The store where thousands of young musicians have taken lessons or bought reeds for woodwind instruments will close.
The final days are bittersweet for owner Joe Maroni.
They are bitter because they mean an end of a vision created by Gabe Neapolitan, who started the store in Youngstown in 1937. He wanted to make music affordable for school pupils, so he developed a rental instrument program and promoted it heavily at area schools.
The store's glory days came in the 1960s when it rented up to 1,200 instruments a year and provided lessons for hundreds.
Maroni loved those days because of the closeness of the schools and the music stores. Band directors relied on the stores for repairing instruments and stocking music supplies for pupils, and the stores benefited from business referrals from the schools.
A band director himself at the time, Maroni took up Gabe Neapolitan's offer to join the store as a part-time employee in 1968. Maroni bought the business in 1985 when Neapolitan died.
What's changed
But the close relationship between the store and the community has changed, making running the business less fun, Maroni said.
He still knows the local band directors, but the chummy relationship has changed. Band directors often frustrate him now because they send pupils to national retailers, seeming more concerned with saving their pupils a few dollars than supporting a local business, he said.
"The days of loyalty are gone," he said.
The nature of the music business also has changed. First, catalog retailers became popular, as did Internet sales.
Now, he figures that many shoppers come in to ask questions about an instrument and then, after they figure out what model they want, place an order over the Internet.
Music companies also have made it hard for local stores, he said. They used to offer volume discounts with the purchase of 10 or 12 instruments, but now they ask for an order of 50.
Also causing sales to slip has been the success of music programs at area schools, he said. So many people have instruments from their youth that young people today have no problem finding an instrument to borrow or buy cheaply.
"Every time you sell someone an instrument, they're an automatic competitor," Maroni said.
Publishing success
The demand for lessons at the store also declined over the years as suburban residents became reluctant to come into Youngstown, he said. The store used to be on South Avenue on the city's South Side.
When the store moved into the Boardman Plaza two years ago, it stopped offering lessons.
With the way the business has changed over the years, Maroni, 62, finds himself looking forward to the closing.

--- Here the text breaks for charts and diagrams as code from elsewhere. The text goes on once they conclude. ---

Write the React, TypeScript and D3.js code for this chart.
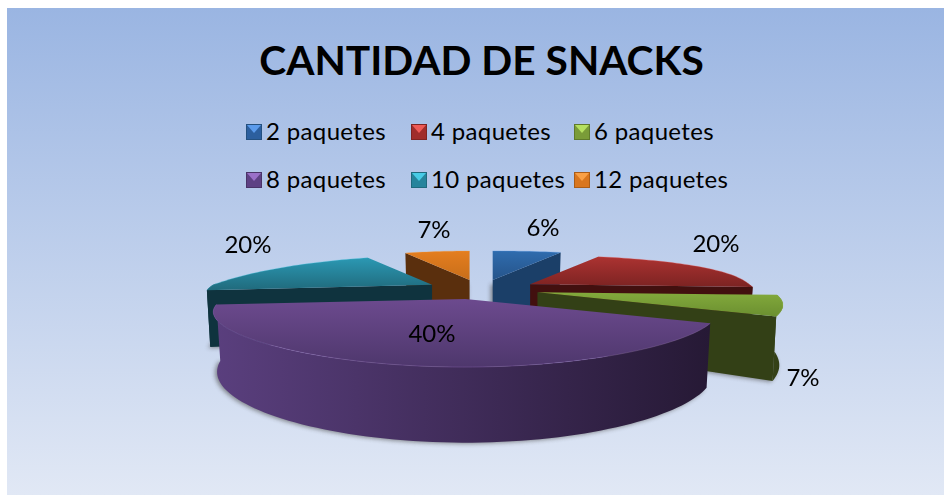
import React from "react";
import * as d3 from "d3";

const title = "CANTIDAD DE SNACKS";
const categories = ["2 paquetes", "4 paquetes", "6 paquetes", "8 paquetes", "10 paquetes", "12 paquetes"];
const percents = [6, 20, 7, 40, 20, 7];
const topColors = [["#2f6cae", "#26548a"], ["#ac3331", "#7c2322"], ["#83aa3c", "#6b8f30"], ["#6c4a8e", "#4e376c"], ["#2b98b3", "#206a7c"], ["#e47e1f", "#c86e1a"]];
const faceColors = ["#1b3f68", "#42100f", "#334016", "#2c1d40", "#0f333e", "#5a2f0d"];
const rimColors = [["#1b3f68", "#1b3f68"], ["#42100f", "#42100f"], ["#344117", "#2e3913"], ["#5a3f7e", "#261935"], ["#0f333e", "#0f333e"], ["#5a2f0d", "#5a2f0d"]];
const swatchLight = ["#5b9bec", "#ee5a56", "#b5e060", "#9a70c8", "#46cbe6", "#f9a046"];
const swatchMid = ["#2c5f9e", "#a02d2b", "#7a9c38", "#5e4184", "#25849c", "#d9761e"];
const swatchEdge = ["#24507f", "#7f2422", "#5f7a2b", "#4a3468", "#1e6a7e", "#ab5d17"];

const legendX = [246, 411, 574];
const legendY = [132, 180];
const labelAnchors = [[543, 236], [716, 252], [803, 386], [432, 342], [248, 253], [434, 238]];

const cx = 482, cy = 289.5;
const radius = 219, flat = 40.7, explodeX = 57, explodeY = 9.7;
const perspFarRight = 0.2, perspFarLeft = 0.5, perspNear = 0.28, perspY = 0.402;
const nearBoost = 0.105, nearPull = 0.6;
const depthBase = 54, depthSkew = 0.4;

const pieGen = d3.pie<number>().sort(null).value((d) => d);
const arcs = pieGen(percents);

type Pt = [number, number];
const offset = (a: number, boost: number): Pt => {
  const u = Math.sin(a), v = Math.cos(a);
  const k = v > 0 ? (u < 0 ? perspFarLeft : perspFarRight) : perspNear;
  const sx = 1 / (1 + k * v);
  const sy = 1 / (1 + perspY * v);
  return [radius * boost * u * sx, -flat * v * sy];
};
const depth = (a: number) => depthBase * (1 - depthSkew * Math.cos(a));
const sampleAngles = (a: number, b: number) => {
  const n = Math.max(2, Math.ceil((b - a) / 0.03));
  return d3.range(n + 1).map((i) => a + ((b - a) * i) / n);
};
const line = d3.line<Pt>().x((d) => d[0]).y((d) => d[1]);
const poly = (p: Pt[]) => line(p)! + "Z";

const slices = arcs.map((arc, i) => {
  const mid = (arc.startAngle + arc.endAngle) / 2;
  const near = Math.max(0, -Math.cos(mid));
  const pull = 1 + nearPull * near * near * near;
  const boost = 1 + nearBoost * Math.pow(near, 0.25);
  const apex: Pt = [cx + explodeX * pull * Math.sin(mid), cy - explodeY * Math.cos(mid)];
  const rimAt = (a: number): Pt => { const o = offset(a, boost); return [apex[0] + o[0], apex[1] + o[1]]; };
  const lowAt = (a: number): Pt => { const o = offset(a, boost); return [apex[0] + o[0] * 0.985, apex[1] + o[1] + depth(a)]; };
  const angles = sampleAngles(arc.startAngle, arc.endAngle);
  const top = poly([apex, ...angles.map(rimAt)]);
  const apexLow: Pt = [apex[0], apex[1] + depthBase];
  const faces: string[] = [];
  if (Math.sin(arc.startAngle) < 0) faces.push(poly([apex, rimAt(arc.startAngle), lowAt(arc.startAngle), apexLow]));
  if (Math.sin(arc.endAngle) > 0) faces.push(poly([apex, rimAt(arc.endAngle), lowAt(arc.endAngle), apexLow]));
  const front = angles.filter((a) => Math.cos(a) < 0.05);
  const rim = front.length > 1 ? poly([...front.map(rimAt), ...front.slice().reverse().map(lowAt)]) : null;
  const rimEdge = line(angles.map(rimAt))!;
  const base = poly([[apex[0], apexLow[1]], ...angles.map(lowAt)]);
  const xs = angles.map((a) => rimAt(a)[0]);
  const ys = angles.map((a) => rimAt(a)[1]).concat(apex[1]);
  return { i, apex, top, faces, rim, rimEdge, base, x0: d3.min(xs)!, x1: d3.max(xs)!, y0: d3.min(ys)!, y1: d3.max(ys)! };
});
const drawOrder = slices.slice().sort((a, b) => d3.ascending(a.apex[1], b.apex[1]));

const FONT = "Lato, Carlito, sans-serif";

function Swatch({ x, y, i }: { x: number; y: number; i: number }) {
  const s = 16, h = s / 2;
  return (
    <g transform={`translate(${x},${y - h})`}>
      <rect x={0.5} y={0.5} width={s - 1} height={s - 1} fill={swatchMid[i]} stroke={swatchEdge[i]} />
      <path d={poly([[1, 1], [s - 1, 1], [h, h + 1]])} fill={swatchLight[i]} />
    </g>
  );
}

export default function App() {
  return (
    <svg width={944} height={495} style={{ position: "absolute", left: 0, top: 0, background: "#fff" }}>
      <defs>
        <linearGradient id="bg" x1="0" y1="0" x2="0" y2="1">
          <stop offset="0" stopColor="#9ab5e2" />
          <stop offset="1" stopColor="#e1e8f5" />
        </linearGradient>
        <filter id="soft" x="-10%" y="-10%" width="120%" height="130%">
          <feGaussianBlur stdDeviation="2.2" />
        </filter>
        {slices.map((s) => (
          <linearGradient key={s.i} id={`top${s.i}`} gradientUnits="userSpaceOnUse" x1={0} x2={0} y1={s.y0} y2={s.y1}>
            <stop offset="0" stopColor={topColors[s.i][0]} />
            <stop offset="1" stopColor={topColors[s.i][1]} />
          </linearGradient>
        ))}
        {slices.map((s) => (
          <linearGradient key={s.i} id={`rim${s.i}`} gradientUnits="userSpaceOnUse" x1={s.x0} x2={s.x1} y1={0} y2={0}>
            <stop offset="0" stopColor={rimColors[s.i][0]} />
            <stop offset="1" stopColor={rimColors[s.i][1]} />
          </linearGradient>
        ))}
      </defs>
      <rect x={7} y={8} width={937} height={487} fill="url(#bg)" />

      <text x={481.5} y={75} textAnchor="middle" fontFamily={FONT} fontWeight={700} fontSize={40.7} fill="#000">{title}</text>

      {categories.map((c, i) => {
        const row = Math.floor(i / 3), col = i % 3;
        return (
          <g key={c}>
            <Swatch x={legendX[col]} y={legendY[row]} i={i} />
            <text x={legendX[col] + 20} y={legendY[row] + 8} fontFamily={FONT} fontSize={24} letterSpacing={0.35} fill="#000">{c}</text>
          </g>
        );
      })}

      <g filter="url(#soft)" opacity={0.65}>
        {drawOrder.map((s) => (
          <path key={s.i} d={s.base} fill="#555" transform="translate(-2,1)" />
        ))}
      </g>

      {drawOrder.map((s) => (
        <g key={s.i}>
          {s.faces.map((d, j) => <path key={j} d={d} fill={faceColors[s.i]} />)}
          {s.rim && <path d={s.rim} fill={`url(#rim${s.i})`} />}
          <path d={s.top} fill={`url(#top${s.i})`} />
          <path d={s.rimEdge} fill="none" stroke={swatchLight[s.i]} strokeOpacity={0.3} strokeWidth={1} />
        </g>
      ))}

      {percents.map((p, i) => (
        <text key={i} x={labelAnchors[i][0]} y={labelAnchors[i][1]} textAnchor="middle" fontFamily={FONT} fontSize={24} fill="#000">{p}%</text>
      ))}
    </svg>
  );
}
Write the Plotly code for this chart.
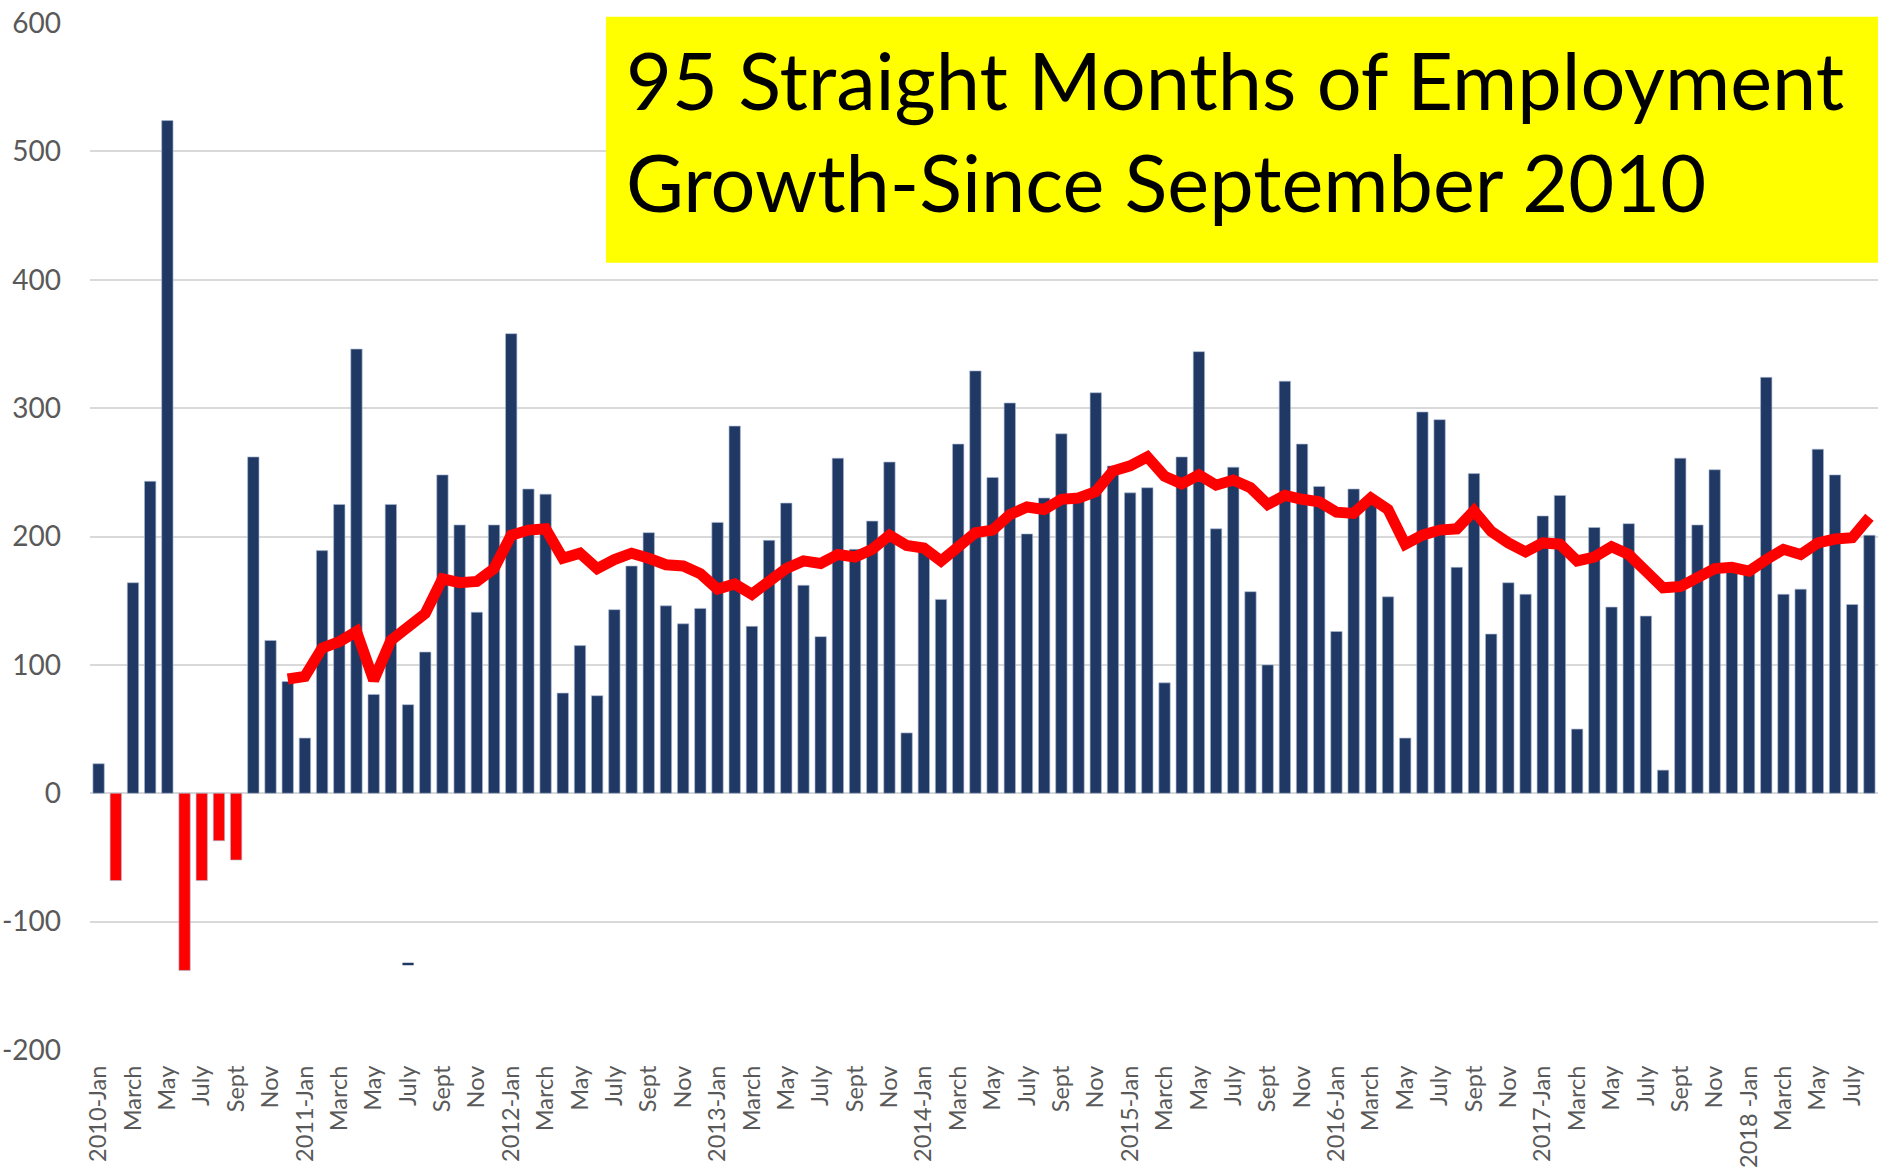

He will use his extra time to write more instructional books and performance pieces. He has five percussion instruction books published with Mel Bay Publications and three with Southern Music Co. He also has six performance pieces published.
He has an instructional book on mallet playing coming out in September and just submitted a book on playing the flute, his first nonpercussion book, to Mel Bay.
The publisher also sends him to schools to give percussion clinics to band directors.
Maroni teaches computer science at Youngstown State University and serves as a substitute elementary school principal in Youngstown. He retired as a band director in 1998 after working for South Range and Youngstown schools.
He said he would have kept the store going longer if he didn't have these other sources of income. But he thinks he'll be happy spending his time on his other activities, and his wife, Judy, is ready to step down from running the store's daily operations.
"It was more of a hobby for me," he said. "She carried the burden and stress of the business."